For several days, there have been no classes held at Hyderabad Central University, where 24 students were arrested a week ago on charges of vandalising the chambers of the university's top official.
With anger simmering on campus, the administration cancelled classes, stating they would resume today. However, calls by student groups for a boycott, together with protests, have made that tough.
The suicide of Rohith Vemula, a Dalit student, at his hostel in January, has turned the campus close to the IT hub of Hyderabad into a volatile zone, with a section of students demanding that Vice Chancellor Appa Rao be fired. It was his office that nearly 150 students surrounded last week for six hours, before being evicted by the police.
A committee that included human rights activists and lawyers says that women students were threatened with rape, and that Muslims were referred to as "terrorists" by the police.
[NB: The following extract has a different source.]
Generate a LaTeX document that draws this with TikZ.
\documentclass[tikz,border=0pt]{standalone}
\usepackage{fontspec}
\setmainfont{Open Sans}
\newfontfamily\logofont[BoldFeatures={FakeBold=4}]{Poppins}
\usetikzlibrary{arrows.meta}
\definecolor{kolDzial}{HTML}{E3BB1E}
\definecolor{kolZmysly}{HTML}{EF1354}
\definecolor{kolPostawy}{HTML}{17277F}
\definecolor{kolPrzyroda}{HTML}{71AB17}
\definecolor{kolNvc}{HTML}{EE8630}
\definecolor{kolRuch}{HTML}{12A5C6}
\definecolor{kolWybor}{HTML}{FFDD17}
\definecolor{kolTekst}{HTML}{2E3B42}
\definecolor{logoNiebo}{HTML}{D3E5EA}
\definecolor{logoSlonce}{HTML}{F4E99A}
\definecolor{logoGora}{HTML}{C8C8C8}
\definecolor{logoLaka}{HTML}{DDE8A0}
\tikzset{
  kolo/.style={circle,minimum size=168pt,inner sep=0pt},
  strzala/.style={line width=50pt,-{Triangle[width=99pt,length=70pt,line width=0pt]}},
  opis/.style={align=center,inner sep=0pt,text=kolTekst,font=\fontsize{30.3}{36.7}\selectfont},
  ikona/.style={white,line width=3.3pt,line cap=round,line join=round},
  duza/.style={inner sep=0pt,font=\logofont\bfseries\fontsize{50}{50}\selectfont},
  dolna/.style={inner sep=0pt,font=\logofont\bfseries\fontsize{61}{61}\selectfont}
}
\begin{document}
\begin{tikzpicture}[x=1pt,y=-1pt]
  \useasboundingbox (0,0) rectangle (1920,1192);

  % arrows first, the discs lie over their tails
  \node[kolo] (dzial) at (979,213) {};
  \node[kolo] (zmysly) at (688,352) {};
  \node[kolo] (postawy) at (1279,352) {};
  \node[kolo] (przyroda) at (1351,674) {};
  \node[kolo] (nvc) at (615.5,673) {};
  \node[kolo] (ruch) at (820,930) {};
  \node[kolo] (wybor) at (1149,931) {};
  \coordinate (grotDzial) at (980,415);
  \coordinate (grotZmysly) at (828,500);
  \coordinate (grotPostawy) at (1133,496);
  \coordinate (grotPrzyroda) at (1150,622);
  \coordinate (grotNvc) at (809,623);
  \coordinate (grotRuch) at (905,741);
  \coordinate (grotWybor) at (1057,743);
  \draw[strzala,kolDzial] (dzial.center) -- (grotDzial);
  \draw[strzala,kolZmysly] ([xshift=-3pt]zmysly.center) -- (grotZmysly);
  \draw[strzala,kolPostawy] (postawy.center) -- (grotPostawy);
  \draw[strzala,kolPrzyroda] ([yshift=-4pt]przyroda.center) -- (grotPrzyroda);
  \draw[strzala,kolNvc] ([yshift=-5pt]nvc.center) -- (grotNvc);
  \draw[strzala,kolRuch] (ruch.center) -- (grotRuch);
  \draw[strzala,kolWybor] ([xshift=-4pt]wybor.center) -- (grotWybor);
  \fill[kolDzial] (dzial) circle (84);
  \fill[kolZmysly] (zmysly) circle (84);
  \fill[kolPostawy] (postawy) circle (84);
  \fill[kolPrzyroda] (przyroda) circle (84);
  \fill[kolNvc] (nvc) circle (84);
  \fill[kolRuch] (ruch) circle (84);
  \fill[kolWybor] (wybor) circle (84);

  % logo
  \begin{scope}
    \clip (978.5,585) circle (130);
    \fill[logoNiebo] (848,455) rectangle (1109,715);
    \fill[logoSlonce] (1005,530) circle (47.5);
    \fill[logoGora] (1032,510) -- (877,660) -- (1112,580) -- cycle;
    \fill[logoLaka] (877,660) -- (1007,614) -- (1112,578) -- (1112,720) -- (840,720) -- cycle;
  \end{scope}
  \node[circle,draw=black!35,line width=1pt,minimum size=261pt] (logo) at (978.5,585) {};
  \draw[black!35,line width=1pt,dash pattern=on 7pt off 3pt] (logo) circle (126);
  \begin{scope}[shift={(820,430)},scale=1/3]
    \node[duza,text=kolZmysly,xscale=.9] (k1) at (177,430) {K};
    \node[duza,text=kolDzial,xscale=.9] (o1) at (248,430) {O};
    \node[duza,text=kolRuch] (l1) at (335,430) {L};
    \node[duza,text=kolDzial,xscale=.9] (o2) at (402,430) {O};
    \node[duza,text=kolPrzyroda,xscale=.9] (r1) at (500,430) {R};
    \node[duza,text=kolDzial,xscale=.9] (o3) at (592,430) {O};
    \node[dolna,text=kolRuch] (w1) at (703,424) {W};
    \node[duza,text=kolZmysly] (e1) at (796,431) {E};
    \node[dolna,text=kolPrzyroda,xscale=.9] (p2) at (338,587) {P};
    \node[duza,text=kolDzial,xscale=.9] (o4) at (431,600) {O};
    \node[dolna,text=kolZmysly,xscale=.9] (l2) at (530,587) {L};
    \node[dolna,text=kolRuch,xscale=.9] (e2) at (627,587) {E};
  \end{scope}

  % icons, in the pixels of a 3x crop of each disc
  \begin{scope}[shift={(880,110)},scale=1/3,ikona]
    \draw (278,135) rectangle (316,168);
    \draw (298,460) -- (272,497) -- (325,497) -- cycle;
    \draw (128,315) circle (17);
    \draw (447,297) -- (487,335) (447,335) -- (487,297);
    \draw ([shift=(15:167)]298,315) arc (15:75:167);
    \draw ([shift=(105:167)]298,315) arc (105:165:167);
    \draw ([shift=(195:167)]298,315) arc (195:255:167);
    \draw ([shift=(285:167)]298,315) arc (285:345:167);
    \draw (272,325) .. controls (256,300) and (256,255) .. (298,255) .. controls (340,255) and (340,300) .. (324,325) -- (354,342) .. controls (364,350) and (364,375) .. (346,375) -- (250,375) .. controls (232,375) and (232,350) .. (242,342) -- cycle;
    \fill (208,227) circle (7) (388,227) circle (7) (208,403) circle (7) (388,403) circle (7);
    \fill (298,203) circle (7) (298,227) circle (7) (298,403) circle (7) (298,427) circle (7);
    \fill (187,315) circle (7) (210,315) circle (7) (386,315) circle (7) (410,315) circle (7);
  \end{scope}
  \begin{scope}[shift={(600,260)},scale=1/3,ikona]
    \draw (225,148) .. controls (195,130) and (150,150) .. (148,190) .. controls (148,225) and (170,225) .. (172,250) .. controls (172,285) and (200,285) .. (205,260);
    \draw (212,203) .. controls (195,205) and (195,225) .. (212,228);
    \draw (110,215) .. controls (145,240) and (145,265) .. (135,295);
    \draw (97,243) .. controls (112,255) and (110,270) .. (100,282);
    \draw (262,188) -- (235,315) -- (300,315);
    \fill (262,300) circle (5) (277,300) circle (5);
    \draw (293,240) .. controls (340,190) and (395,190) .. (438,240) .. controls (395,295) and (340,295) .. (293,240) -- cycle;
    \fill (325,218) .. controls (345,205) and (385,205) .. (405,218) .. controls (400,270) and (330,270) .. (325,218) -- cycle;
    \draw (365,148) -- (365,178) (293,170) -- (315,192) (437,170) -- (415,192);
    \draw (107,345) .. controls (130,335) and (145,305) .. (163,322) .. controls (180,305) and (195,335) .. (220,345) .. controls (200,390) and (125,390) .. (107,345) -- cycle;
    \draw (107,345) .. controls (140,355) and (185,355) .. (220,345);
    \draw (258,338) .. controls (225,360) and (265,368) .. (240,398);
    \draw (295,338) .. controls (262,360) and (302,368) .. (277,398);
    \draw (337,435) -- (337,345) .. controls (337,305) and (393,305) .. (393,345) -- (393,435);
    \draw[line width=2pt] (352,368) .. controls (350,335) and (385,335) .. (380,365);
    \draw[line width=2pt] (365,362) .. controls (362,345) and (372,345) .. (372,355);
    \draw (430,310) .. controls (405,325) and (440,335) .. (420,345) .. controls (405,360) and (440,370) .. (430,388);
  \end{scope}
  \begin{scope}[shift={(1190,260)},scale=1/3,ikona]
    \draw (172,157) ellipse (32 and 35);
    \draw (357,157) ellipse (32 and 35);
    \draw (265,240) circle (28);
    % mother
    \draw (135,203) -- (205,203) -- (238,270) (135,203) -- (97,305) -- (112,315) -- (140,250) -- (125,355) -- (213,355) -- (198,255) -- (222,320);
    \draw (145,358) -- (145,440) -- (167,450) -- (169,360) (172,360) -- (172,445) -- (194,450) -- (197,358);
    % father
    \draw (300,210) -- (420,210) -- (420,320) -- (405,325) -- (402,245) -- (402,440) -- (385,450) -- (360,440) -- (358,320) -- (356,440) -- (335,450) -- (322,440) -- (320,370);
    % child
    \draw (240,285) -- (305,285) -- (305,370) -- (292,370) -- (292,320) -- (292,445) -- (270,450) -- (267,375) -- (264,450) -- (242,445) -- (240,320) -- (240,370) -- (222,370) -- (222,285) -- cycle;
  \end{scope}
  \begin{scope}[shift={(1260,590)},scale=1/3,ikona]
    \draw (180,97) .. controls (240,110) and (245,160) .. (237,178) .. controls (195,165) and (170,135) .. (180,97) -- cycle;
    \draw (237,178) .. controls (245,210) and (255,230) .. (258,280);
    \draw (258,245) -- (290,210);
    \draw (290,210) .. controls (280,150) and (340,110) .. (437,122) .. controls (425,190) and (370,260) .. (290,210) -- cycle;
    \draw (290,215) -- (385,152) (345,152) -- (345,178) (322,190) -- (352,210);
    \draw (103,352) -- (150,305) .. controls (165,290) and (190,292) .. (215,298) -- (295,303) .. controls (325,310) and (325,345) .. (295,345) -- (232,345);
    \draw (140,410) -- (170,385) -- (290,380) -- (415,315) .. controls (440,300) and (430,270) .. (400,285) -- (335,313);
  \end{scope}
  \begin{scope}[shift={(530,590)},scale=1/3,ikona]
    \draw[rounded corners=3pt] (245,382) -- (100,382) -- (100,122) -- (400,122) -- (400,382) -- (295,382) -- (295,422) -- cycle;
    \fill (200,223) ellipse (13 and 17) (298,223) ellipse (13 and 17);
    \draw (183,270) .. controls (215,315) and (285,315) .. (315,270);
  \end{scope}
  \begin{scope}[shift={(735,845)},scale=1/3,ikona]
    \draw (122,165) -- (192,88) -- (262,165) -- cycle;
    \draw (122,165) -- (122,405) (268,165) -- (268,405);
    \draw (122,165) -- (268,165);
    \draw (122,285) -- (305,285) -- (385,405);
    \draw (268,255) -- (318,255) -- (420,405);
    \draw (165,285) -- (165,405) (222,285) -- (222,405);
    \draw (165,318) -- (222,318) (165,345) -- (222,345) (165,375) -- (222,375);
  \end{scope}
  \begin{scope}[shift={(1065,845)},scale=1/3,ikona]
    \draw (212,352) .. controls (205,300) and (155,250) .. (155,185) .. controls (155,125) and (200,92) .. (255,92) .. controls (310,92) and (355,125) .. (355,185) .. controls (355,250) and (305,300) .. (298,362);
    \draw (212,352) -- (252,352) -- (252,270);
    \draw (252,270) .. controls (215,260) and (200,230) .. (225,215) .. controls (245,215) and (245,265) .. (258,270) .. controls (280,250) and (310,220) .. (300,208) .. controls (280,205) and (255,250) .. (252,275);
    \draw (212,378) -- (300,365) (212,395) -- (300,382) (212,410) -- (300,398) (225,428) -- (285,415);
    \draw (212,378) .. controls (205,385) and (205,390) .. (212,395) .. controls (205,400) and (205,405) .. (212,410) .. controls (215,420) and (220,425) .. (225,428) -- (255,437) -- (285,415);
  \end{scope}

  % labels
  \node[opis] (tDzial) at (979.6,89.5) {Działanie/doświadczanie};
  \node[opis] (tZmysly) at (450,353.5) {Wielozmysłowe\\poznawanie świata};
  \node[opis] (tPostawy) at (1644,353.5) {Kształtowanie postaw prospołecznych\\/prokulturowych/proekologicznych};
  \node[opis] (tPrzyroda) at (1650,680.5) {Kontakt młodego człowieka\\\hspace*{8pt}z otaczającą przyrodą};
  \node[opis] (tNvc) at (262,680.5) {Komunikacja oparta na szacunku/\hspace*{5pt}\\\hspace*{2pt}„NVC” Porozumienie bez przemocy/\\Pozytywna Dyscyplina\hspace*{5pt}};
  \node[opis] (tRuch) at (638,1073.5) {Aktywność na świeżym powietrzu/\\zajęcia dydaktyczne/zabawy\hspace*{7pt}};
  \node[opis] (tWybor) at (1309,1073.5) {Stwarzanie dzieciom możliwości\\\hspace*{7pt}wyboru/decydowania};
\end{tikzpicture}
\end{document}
A bail hearing for the 25 arrested students and two professors is expected later today.
University officials like Mr Rao say those students who claim to be fighting for justice for Mr Vemula have breached protocol, campus rules, and the right of other students who want to get on with their classes.
C Gangadhar, 24, belongs to a family of farmers who, like so many others in the area, are coping with a relentless drought. The PhD student says that till the university configures an equilibrium, he cannot receive his fellowship, a large part of which he sends to his home. "My family has been asking me for money, but I have not got my scholarship yet. I have not been able to send my thesis report on time because of the effect these protests have had on our classes. I am a poor person. I just want to continue with my PhD," he told NDTV.
Surya Pratap Singh, 24, is desperate for a job -and worries that the university is no longer in the running for companies looking to hire. "There were companies waiting to come for placements, but now they aren't. This is the placement season. Someone has to think about us also. Those who have been arrested innocently need support. But why come around and ask us to boycott classes?"
Nearly 400 students today are boycotting classes in response to a call by those leading the Joint Action Committee, which has representatives of student groups that say the Vice Chancellor's removal is among their list of urgent demands. A month before Mr Vemula killed himself, he wrote a letter to Mr Rao, plaintively describing insidious caste discrimination. Students say instead of helping him out, the official went ahead with suspending Mr Vemula for allegedly assaulting members of a rival student group affiliated to the BJP.
Marika, studying Mass Communication, says she has no affiliation to any political group but supports the cause. "I am standing for justice. How can Vice -Chancellor Appa Rao just walk in one fine day into the university secretly as if nothing happened? He was head of the institution when Rohit Vemula died."